» WHAT YOU SHOULD DO: Set down, exactly as written, the lines from the top of the data to the line that holds "ax.set_yticks(y_ticks)", and omit the pictures.

» GIVEN MATERIAL:
——————
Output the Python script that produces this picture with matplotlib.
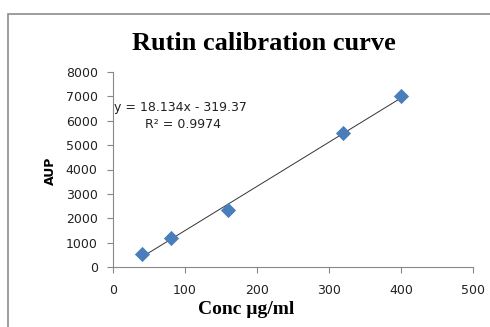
import matplotlib.pyplot as plt
from matplotlib.patches import Rectangle
import numpy as np

conc = [40, 80, 160, 320, 400]
aup = [550, 1170, 2340, 5510, 7000]
slope = 18.134
intercept = -319.37

x_ticks = [0, 100, 200, 300, 400, 500]
y_ticks = [0, 1000, 2000, 3000, 4000, 5000, 6000, 7000, 8000]

fig = plt.figure(figsize=(4.9, 3.27), dpi=100, facecolor='white')

# outer chart frame (right and bottom edges run off the picture)
frame = Rectangle((8/490, -0.05), 1.2, 1 - 14/327 + 0.05, transform=fig.transFigure,
                  fill=False, edgecolor='#8c8c8c', linewidth=1.2, clip_on=False)
fig.patches.append(frame)

ax = fig.add_axes([113/490, 1 - 267/327, (473 - 113)/490, (267 - 72)/327])

ax.scatter(conc, aup, marker='D', s=60, color='#4a7ebb', zorder=3, linewidths=0)
xl = np.array([min(conc), max(conc)])
ax.plot(xl, slope*xl + intercept, color='#333333', linewidth=0.7, zorder=2)

ax.set_xlim(0, 500)
ax.set_ylim(0, 8000)
ax.set_xticks(x_ticks)
ax.set_yticks(y_ticks)

for s in ['top', 'right']:
    ax.spines[s].set_visible(False)
for s in ['left', 'bottom']:
    ax.spines[s].set_color('#888888')
    ax.spines[s].set_linewidth(0.8)
ax.tick_params(direction='out', length=4, color='#888888', width=0.8,
               labelsize=9, labelcolor='#222222')
ax.tick_params(axis='x', pad=8)
ax.tick_params(axis='y', pad=7)

fig.text(264/490, 1 - 43/327, 'Rutin calibration curve', ha='center', va='center',
         family='Liberation Serif', weight='bold', fontsize=19)
fig.text(246/490, 1 - 310/327, 'Conc µg/ml', ha='center', va='center',
         family='Liberation Serif', weight='bold', fontsize=14)
fig.text(50/490, 1 - 171/327, 'AUP', ha='center', va='center', rotation=90,
         family='DejaVu Sans', weight='bold', fontsize=9)

ax.text(2, 6560, 'y = 18.134x - 319.37', fontsize=9, color='#222222',
        va='center', ha='left')
ax.text(44, 5830, 'R² = 0.9974', fontsize=9, color='#222222',
        va='center', ha='left')

fig.savefig('out.png', dpi=100, facecolor='white')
——————
» REPLY TO THE TASK:
Output the Python script that produces this picture with matplotlib.
import matplotlib.pyplot as plt
from matplotlib.patches import Rectangle
import numpy as np

conc = [40, 80, 160, 320, 400]
aup = [550, 1170, 2340, 5510, 7000]
slope = 18.134
intercept = -319.37

x_ticks = [0, 100, 200, 300, 400, 500]
y_ticks = [0, 1000, 2000, 3000, 4000, 5000, 6000, 7000, 8000]

fig = plt.figure(figsize=(4.9, 3.27), dpi=100, facecolor='white')

# outer chart frame (right and bottom edges run off the picture)
frame = Rectangle((8/490, -0.05), 1.2, 1 - 14/327 + 0.05, transform=fig.transFigure,
                  fill=False, edgecolor='#8c8c8c', linewidth=1.2, clip_on=False)
fig.patches.append(frame)

ax = fig.add_axes([113/490, 1 - 267/327, (473 - 113)/490, (267 - 72)/327])

ax.scatter(conc, aup, marker='D', s=60, color='#4a7ebb', zorder=3, linewidths=0)
xl = np.array([min(conc), max(conc)])
ax.plot(xl, slope*xl + intercept, color='#333333', linewidth=0.7, zorder=2)

ax.set_xlim(0, 500)
ax.set_ylim(0, 8000)
ax.set_xticks(x_ticks)
ax.set_yticks(y_ticks)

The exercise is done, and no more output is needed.